▶ **DATA SHOWN**
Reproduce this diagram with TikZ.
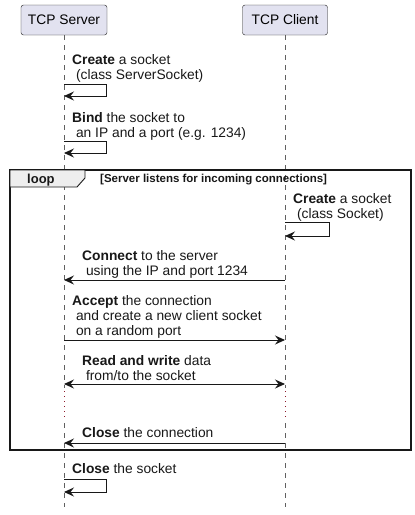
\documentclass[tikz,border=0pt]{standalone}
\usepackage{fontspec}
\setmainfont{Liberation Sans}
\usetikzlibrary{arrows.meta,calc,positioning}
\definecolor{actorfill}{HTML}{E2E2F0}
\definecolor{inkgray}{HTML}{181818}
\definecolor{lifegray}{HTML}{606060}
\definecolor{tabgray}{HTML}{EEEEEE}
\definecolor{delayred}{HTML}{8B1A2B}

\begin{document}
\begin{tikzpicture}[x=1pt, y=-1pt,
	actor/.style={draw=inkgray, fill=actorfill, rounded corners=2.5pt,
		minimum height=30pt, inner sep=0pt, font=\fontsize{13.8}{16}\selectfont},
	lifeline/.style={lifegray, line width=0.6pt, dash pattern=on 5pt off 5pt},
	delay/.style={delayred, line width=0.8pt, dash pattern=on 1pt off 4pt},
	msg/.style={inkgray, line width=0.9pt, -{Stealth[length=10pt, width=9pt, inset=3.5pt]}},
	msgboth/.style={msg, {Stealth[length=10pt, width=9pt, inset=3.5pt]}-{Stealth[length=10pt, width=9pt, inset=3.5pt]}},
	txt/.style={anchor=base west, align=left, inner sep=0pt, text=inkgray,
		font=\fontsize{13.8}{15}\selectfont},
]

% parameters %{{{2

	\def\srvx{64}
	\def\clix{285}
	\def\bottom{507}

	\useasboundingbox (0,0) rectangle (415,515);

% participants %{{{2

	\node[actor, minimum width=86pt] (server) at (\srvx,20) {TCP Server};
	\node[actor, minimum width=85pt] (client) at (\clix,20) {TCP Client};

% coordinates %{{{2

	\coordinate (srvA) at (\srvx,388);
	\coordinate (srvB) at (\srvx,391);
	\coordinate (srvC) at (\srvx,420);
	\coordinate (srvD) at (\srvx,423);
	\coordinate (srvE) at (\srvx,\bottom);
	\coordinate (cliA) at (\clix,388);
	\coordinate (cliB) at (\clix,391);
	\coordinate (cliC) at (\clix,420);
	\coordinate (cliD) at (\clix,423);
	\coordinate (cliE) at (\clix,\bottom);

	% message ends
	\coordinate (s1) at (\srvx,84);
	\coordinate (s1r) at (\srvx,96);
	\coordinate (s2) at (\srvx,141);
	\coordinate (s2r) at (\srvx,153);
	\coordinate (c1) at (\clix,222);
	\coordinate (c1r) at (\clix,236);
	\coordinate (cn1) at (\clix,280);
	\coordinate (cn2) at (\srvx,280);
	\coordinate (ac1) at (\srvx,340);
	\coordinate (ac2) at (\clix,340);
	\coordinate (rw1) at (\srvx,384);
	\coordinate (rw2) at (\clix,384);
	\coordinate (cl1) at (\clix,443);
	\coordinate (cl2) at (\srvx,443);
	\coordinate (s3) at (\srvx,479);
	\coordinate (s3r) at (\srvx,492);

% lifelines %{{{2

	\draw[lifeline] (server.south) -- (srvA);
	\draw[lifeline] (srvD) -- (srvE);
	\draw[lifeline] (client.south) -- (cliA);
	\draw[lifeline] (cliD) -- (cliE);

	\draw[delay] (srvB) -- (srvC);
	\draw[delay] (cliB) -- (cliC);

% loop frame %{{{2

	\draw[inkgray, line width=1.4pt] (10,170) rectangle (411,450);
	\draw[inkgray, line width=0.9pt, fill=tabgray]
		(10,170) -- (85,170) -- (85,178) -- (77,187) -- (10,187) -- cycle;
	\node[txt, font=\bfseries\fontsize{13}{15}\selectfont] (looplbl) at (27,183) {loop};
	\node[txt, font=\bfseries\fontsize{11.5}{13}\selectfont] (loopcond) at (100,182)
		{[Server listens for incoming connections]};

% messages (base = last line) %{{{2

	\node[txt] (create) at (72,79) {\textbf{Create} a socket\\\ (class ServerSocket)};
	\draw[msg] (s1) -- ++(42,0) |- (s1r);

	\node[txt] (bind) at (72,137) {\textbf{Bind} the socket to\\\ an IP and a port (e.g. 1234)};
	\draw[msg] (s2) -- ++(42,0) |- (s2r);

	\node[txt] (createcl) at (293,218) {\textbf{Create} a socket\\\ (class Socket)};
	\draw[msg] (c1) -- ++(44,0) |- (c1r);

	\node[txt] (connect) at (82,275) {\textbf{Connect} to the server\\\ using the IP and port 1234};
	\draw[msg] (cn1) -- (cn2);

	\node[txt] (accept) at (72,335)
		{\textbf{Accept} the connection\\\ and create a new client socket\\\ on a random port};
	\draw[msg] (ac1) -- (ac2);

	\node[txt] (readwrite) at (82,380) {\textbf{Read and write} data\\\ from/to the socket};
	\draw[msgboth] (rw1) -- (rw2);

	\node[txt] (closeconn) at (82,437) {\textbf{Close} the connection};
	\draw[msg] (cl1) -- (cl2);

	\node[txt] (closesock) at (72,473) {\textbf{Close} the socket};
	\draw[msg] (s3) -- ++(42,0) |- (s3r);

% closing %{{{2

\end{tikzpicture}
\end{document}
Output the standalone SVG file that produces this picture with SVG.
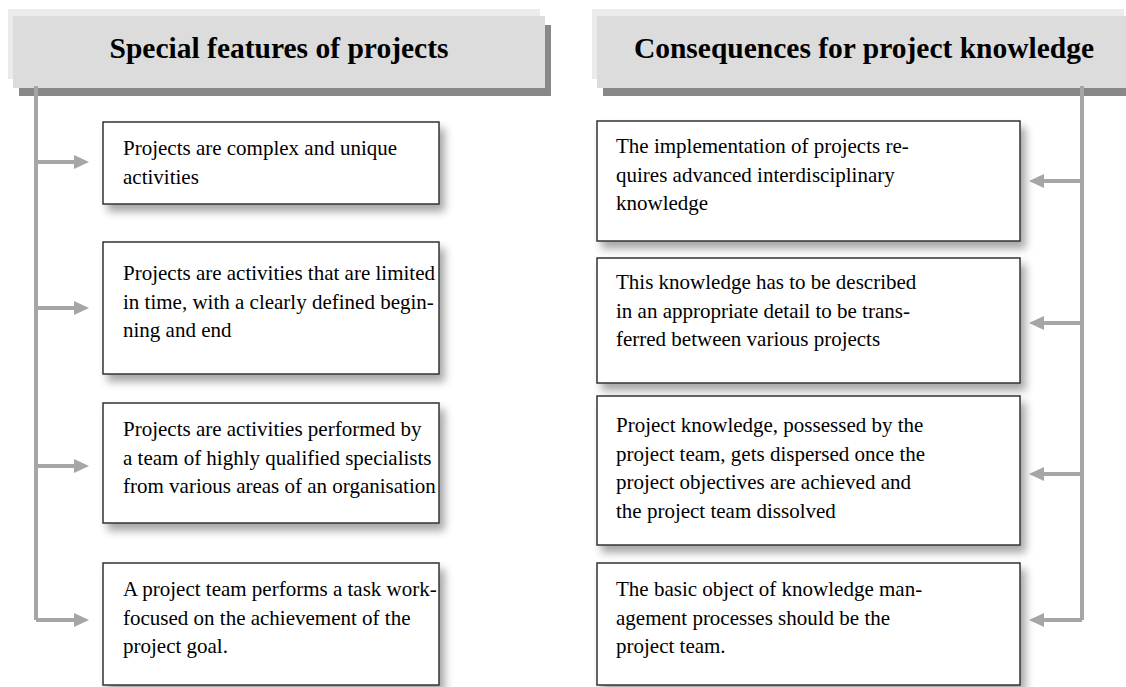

▶ **STATED PROBLEM**
From start to finish, output the listing exactly, but omit its pictures.

▶ **COMPLETED EXERCISE**
Reproduce this diagram with TikZ.
\documentclass[tikz,border=0pt]{standalone}
\usepackage{fontspec}
\setmainfont{Liberation Sans}
\usetikzlibrary{arrows.meta,calc,positioning}
\definecolor{actorfill}{HTML}{E2E2F0}
\definecolor{inkgray}{HTML}{181818}
\definecolor{lifegray}{HTML}{606060}
\definecolor{tabgray}{HTML}{EEEEEE}
\definecolor{delayred}{HTML}{8B1A2B}

\begin{document}
\begin{tikzpicture}[x=1pt, y=-1pt,
	actor/.style={draw=inkgray, fill=actorfill, rounded corners=2.5pt,
		minimum height=30pt, inner sep=0pt, font=\fontsize{13.8}{16}\selectfont},
	lifeline/.style={lifegray, line width=0.6pt, dash pattern=on 5pt off 5pt},
	delay/.style={delayred, line width=0.8pt, dash pattern=on 1pt off 4pt},
	msg/.style={inkgray, line width=0.9pt, -{Stealth[length=10pt, width=9pt, inset=3.5pt]}},
	msgboth/.style={msg, {Stealth[length=10pt, width=9pt, inset=3.5pt]}-{Stealth[length=10pt, width=9pt, inset=3.5pt]}},
	txt/.style={anchor=base west, align=left, inner sep=0pt, text=inkgray,
		font=\fontsize{13.8}{15}\selectfont},
]

% parameters %{{{2

	\def\srvx{64}
	\def\clix{285}
	\def\bottom{507}

	\useasboundingbox (0,0) rectangle (415,515);

% participants %{{{2

	\node[actor, minimum width=86pt] (server) at (\srvx,20) {TCP Server};
	\node[actor, minimum width=85pt] (client) at (\clix,20) {TCP Client};

% coordinates %{{{2

	\coordinate (srvA) at (\srvx,388);
	\coordinate (srvB) at (\srvx,391);
	\coordinate (srvC) at (\srvx,420);
	\coordinate (srvD) at (\srvx,423);
	\coordinate (srvE) at (\srvx,\bottom);
	\coordinate (cliA) at (\clix,388);
	\coordinate (cliB) at (\clix,391);
	\coordinate (cliC) at (\clix,420);
	\coordinate (cliD) at (\clix,423);
	\coordinate (cliE) at (\clix,\bottom);

	% message ends
	\coordinate (s1) at (\srvx,84);
	\coordinate (s1r) at (\srvx,96);
	\coordinate (s2) at (\srvx,141);
	\coordinate (s2r) at (\srvx,153);
	\coordinate (c1) at (\clix,222);
	\coordinate (c1r) at (\clix,236);
	\coordinate (cn1) at (\clix,280);
	\coordinate (cn2) at (\srvx,280);
	\coordinate (ac1) at (\srvx,340);
	\coordinate (ac2) at (\clix,340);
	\coordinate (rw1) at (\srvx,384);
	\coordinate (rw2) at (\clix,384);
	\coordinate (cl1) at (\clix,443);
	\coordinate (cl2) at (\srvx,443);
	\coordinate (s3) at (\srvx,479);
	\coordinate (s3r) at (\srvx,492);

% lifelines %{{{2

	\draw[lifeline] (server.south) -- (srvA);
	\draw[lifeline] (srvD) -- (srvE);
	\draw[lifeline] (client.south) -- (cliA);
	\draw[lifeline] (cliD) -- (cliE);

	\draw[delay] (srvB) -- (srvC);
	\draw[delay] (cliB) -- (cliC);

% loop frame %{{{2

	\draw[inkgray, line width=1.4pt] (10,170) rectangle (411,450);
	\draw[inkgray, line width=0.9pt, fill=tabgray]
		(10,170) -- (85,170) -- (85,178) -- (77,187) -- (10,187) -- cycle;
	\node[txt, font=\bfseries\fontsize{13}{15}\selectfont] (looplbl) at (27,183) {loop};
	\node[txt, font=\bfseries\fontsize{11.5}{13}\selectfont] (loopcond) at (100,182)
		{[Server listens for incoming connections]};

% messages (base = last line) %{{{2

	\node[txt] (create) at (72,79) {\textbf{Create} a socket\\\ (class ServerSocket)};
	\draw[msg] (s1) -- ++(42,0) |- (s1r);

	\node[txt] (bind) at (72,137) {\textbf{Bind} the socket to\\\ an IP and a port (e.g. 1234)};
	\draw[msg] (s2) -- ++(42,0) |- (s2r);

	\node[txt] (createcl) at (293,218) {\textbf{Create} a socket\\\ (class Socket)};
	\draw[msg] (c1) -- ++(44,0) |- (c1r);

	\node[txt] (connect) at (82,275) {\textbf{Connect} to the server\\\ using the IP and port 1234};
	\draw[msg] (cn1) -- (cn2);

	\node[txt] (accept) at (72,335)
		{\textbf{Accept} the connection\\\ and create a new client socket\\\ on a random port};
	\draw[msg] (ac1) -- (ac2);

	\node[txt] (readwrite) at (82,380) {\textbf{Read and write} data\\\ from/to the socket};
	\draw[msgboth] (rw1) -- (rw2);

	\node[txt] (closeconn) at (82,437) {\textbf{Close} the connection};
	\draw[msg] (cl1) -- (cl2);

	\node[txt] (closesock) at (72,473) {\textbf{Close} the socket};
	\draw[msg] (s3) -- ++(42,0) |- (s3r);

% closing %{{{2

\end{tikzpicture}
\end{document}
Output the standalone SVG file that produces this picture with SVG.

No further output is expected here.